DATA PROVIDED:
[Start]
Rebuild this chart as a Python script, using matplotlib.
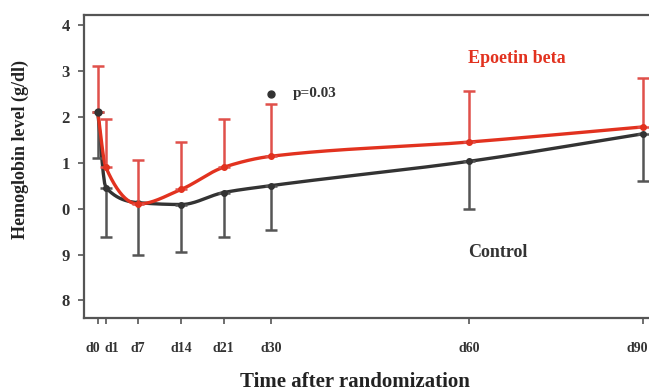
[End]
[Start]
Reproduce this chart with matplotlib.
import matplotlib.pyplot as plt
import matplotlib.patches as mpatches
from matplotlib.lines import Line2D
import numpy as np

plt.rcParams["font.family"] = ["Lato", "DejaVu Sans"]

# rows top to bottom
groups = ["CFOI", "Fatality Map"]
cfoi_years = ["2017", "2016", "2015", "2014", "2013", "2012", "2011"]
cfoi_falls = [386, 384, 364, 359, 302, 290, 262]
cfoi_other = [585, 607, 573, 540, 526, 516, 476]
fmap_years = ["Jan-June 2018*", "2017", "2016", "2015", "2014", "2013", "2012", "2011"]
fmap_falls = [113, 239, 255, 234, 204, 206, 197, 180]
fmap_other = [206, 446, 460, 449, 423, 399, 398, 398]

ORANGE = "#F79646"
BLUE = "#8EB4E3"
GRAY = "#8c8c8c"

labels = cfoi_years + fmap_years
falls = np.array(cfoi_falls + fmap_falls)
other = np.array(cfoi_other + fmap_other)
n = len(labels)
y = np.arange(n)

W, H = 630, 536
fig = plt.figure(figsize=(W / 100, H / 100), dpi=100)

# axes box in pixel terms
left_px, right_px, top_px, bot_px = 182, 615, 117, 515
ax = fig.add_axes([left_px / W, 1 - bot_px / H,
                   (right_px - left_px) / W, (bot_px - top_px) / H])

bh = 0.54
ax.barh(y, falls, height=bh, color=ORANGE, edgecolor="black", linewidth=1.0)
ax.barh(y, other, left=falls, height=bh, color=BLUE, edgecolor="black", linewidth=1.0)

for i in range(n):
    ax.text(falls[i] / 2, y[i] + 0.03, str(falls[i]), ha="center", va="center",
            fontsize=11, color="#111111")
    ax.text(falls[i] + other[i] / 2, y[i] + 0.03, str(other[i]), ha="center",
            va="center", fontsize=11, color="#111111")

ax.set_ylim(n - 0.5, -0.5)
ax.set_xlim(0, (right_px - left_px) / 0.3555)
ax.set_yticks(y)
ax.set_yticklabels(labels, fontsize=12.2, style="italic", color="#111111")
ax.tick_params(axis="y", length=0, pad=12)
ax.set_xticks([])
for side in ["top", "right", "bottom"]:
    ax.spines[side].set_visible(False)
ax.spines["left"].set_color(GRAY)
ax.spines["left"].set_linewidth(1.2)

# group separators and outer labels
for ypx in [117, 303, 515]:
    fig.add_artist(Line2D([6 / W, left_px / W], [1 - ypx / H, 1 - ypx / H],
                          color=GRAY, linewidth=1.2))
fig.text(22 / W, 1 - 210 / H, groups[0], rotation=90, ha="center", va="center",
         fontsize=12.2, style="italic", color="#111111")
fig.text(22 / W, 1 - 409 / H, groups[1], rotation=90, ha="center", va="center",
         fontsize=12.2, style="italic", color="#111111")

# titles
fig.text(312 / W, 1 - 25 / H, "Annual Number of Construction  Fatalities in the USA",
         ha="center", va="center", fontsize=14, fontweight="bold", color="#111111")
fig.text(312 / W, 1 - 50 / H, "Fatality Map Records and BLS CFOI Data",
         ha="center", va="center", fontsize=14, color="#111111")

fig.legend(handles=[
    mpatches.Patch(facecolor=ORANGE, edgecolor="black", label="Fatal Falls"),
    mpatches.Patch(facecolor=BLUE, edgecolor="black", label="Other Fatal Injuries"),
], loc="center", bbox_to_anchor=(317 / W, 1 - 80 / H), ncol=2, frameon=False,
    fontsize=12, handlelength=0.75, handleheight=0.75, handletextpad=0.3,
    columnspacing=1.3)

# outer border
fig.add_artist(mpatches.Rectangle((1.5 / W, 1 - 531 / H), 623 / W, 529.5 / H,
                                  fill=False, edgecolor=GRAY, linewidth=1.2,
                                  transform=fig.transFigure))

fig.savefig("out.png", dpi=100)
[End]
[Start]
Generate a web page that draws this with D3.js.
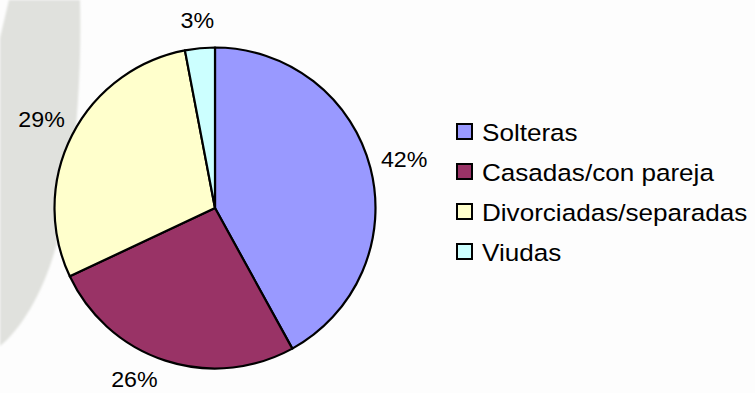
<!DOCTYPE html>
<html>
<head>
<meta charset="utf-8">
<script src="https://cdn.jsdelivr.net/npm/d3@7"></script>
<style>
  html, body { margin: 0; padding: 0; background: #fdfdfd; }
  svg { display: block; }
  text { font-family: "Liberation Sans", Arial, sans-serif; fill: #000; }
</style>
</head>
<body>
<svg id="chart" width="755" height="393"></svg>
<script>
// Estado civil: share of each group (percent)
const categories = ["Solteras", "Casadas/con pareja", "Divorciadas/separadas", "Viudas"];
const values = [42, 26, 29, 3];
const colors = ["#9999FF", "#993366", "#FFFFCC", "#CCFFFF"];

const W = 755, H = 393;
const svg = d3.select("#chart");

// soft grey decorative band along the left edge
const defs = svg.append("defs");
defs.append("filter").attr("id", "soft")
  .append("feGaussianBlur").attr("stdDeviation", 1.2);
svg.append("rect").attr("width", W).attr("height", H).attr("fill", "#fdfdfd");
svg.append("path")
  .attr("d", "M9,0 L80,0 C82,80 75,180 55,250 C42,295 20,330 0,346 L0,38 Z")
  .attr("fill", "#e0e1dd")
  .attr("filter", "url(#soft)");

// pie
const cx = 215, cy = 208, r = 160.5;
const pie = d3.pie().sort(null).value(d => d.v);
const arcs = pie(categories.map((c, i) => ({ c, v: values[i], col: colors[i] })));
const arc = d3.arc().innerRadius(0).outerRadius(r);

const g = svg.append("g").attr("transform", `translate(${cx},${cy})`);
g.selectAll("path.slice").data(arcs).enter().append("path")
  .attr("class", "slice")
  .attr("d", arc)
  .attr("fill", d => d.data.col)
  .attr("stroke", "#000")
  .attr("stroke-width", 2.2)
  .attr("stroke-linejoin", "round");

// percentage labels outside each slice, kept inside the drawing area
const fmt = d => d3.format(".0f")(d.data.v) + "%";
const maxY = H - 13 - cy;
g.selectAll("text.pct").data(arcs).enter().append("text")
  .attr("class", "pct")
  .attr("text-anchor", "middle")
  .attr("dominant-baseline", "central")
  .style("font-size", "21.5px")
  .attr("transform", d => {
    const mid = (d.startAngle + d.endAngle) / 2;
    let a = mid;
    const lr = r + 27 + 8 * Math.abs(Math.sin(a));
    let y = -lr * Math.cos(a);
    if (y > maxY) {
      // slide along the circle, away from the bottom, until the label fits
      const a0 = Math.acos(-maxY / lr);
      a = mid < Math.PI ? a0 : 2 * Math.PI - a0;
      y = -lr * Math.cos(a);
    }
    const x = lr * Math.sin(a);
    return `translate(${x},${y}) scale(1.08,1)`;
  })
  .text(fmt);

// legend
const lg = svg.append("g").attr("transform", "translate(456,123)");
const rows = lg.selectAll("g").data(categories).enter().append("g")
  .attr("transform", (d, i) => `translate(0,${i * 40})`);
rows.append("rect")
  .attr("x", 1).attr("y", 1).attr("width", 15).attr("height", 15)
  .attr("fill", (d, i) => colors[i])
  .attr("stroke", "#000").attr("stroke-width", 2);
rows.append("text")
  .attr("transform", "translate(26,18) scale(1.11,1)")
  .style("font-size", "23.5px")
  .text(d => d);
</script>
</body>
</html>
[End]
REQUEST: Extract all lines containing the word "matplotlib".

SOLUTION:
Rebuild this chart as a Python script, using matplotlib.
Reproduce this chart with matplotlib.
import matplotlib.pyplot as plt
import matplotlib.patches as mpatches
from matplotlib.lines import Line2D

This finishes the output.